Antalya'nın Manavgat ilçesinde patlak veren rüşvet skandalı, CHP içinde sarsıcı gelişmelere yol açtı. Kamuoyunun büyük tepkisini çeken görüntülerin ardından CHP Merkez Yönetim Kurulu, partide adeta "acil durum" ilan etti. Skandalın merkezindeki üç ismin – Engin Tüter, Cengiz Coşar ve Hüseyin Cem Gül – kesin ihraç talebiyle disipline sevk edilmesi, krizin derinliğini gözler önüne serdi.
Parti Sözcüsü Deniz Yücel tarafından yapılan açıklamada, sadece bireysel disiplin değil, kurumsal çöküşün de izleri dikkat çekti. Rüşvet ve çıkar ağı iddialarının göbeğindeki belediye meclis grubundan 7 kişinin gözaltına alınmasının ardından, mevcut Belediye Başkanı Niyazi Nefi Kara ve önceki Başkan Şükrü Sözen’in de üyelikleri askıya alındı. CHP, kamuoyunun baskısı karşısında iç hesaplaşma başlatmak zorunda kaldı.
RÜŞVET SİYASETE BULAŞTI
Rüşvetin siyasete bulaşması, özellikle belediyeler üzerinden yürütülen kirli ilişkilerin bir kez daha gün yüzüne çıkmasına neden oldu.

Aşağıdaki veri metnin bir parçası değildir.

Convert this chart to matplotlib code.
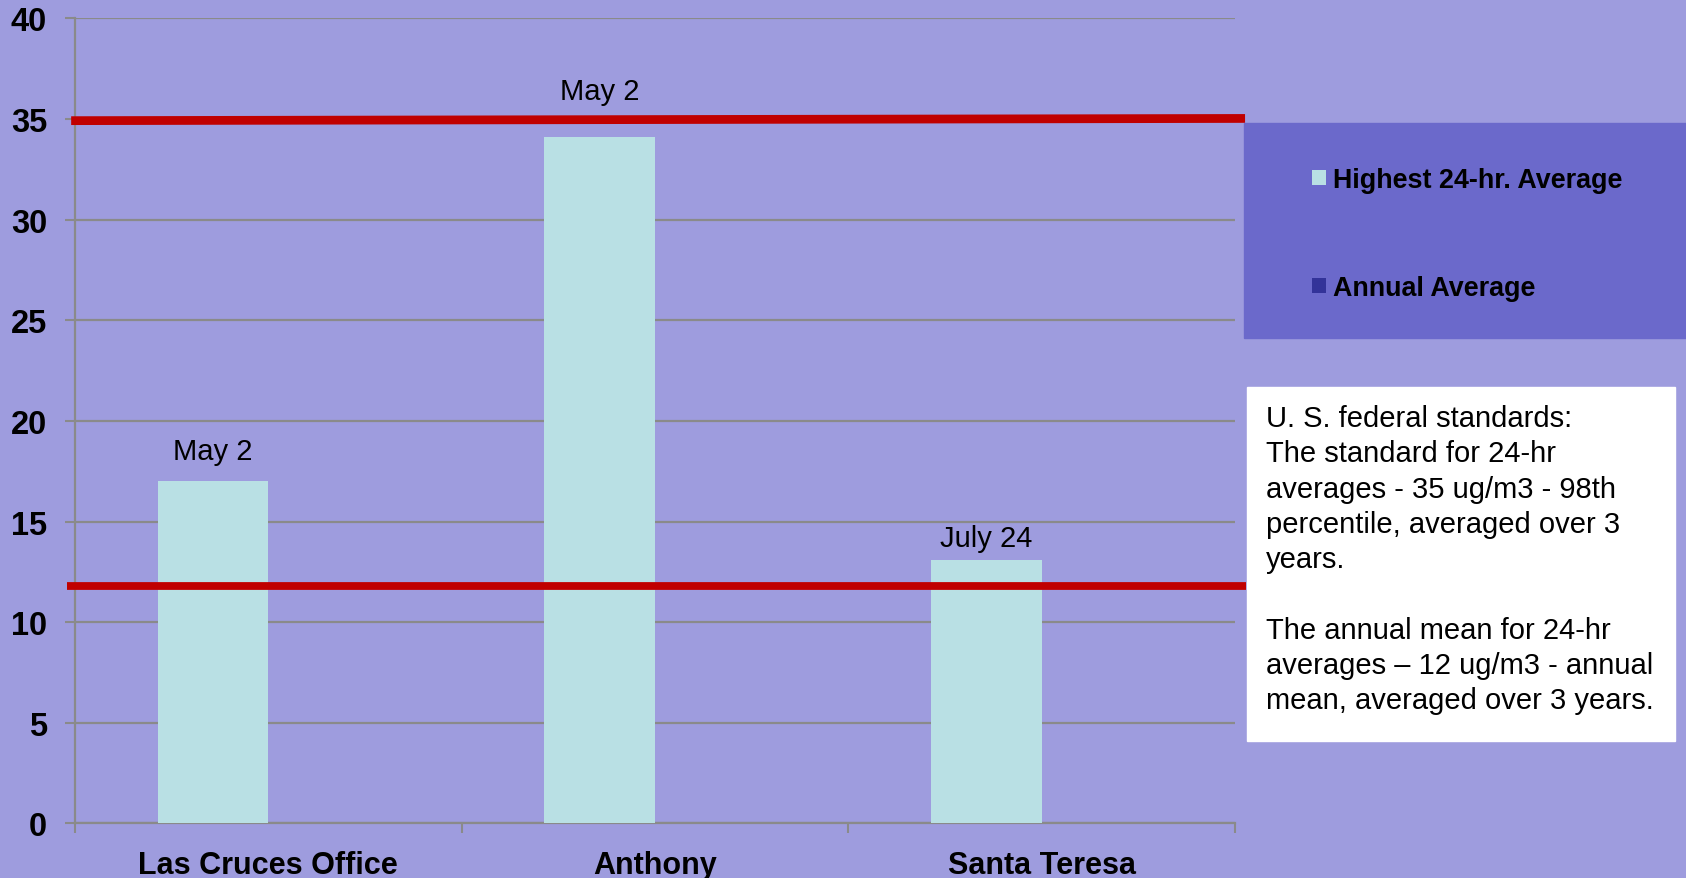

Bu tablo, uzun süredir dile getirilen “CHP’li belediyelerde şeffaflık sorunu”nu yeniden tartışmaya açtı. Devletin kurumları tarafından yürütülen operasyonların hukuk içinde ve titizlikle devam ettiği bu süreçte, CHP’nin içine düştüğü ahlaki çöküş, kamu vicdanında derin yaralar açıyor.
Özellikle muhalefetin “dürüst yönetim” iddialarını boşa çıkaran bu gelişmeler, muhalefetin belediye yönetimindeki başarısızlıklarını bir kez daha gözler önüne serdi. Hükümetin kararlı adımlarla sürdürdüğü yolsuzlukla mücadele süreci, toplumda karşılığını bulurken; CHP’nin bu gibi olaylara sessiz kalamaması, içsel çatlağın derinleştiğine işaret ediyor.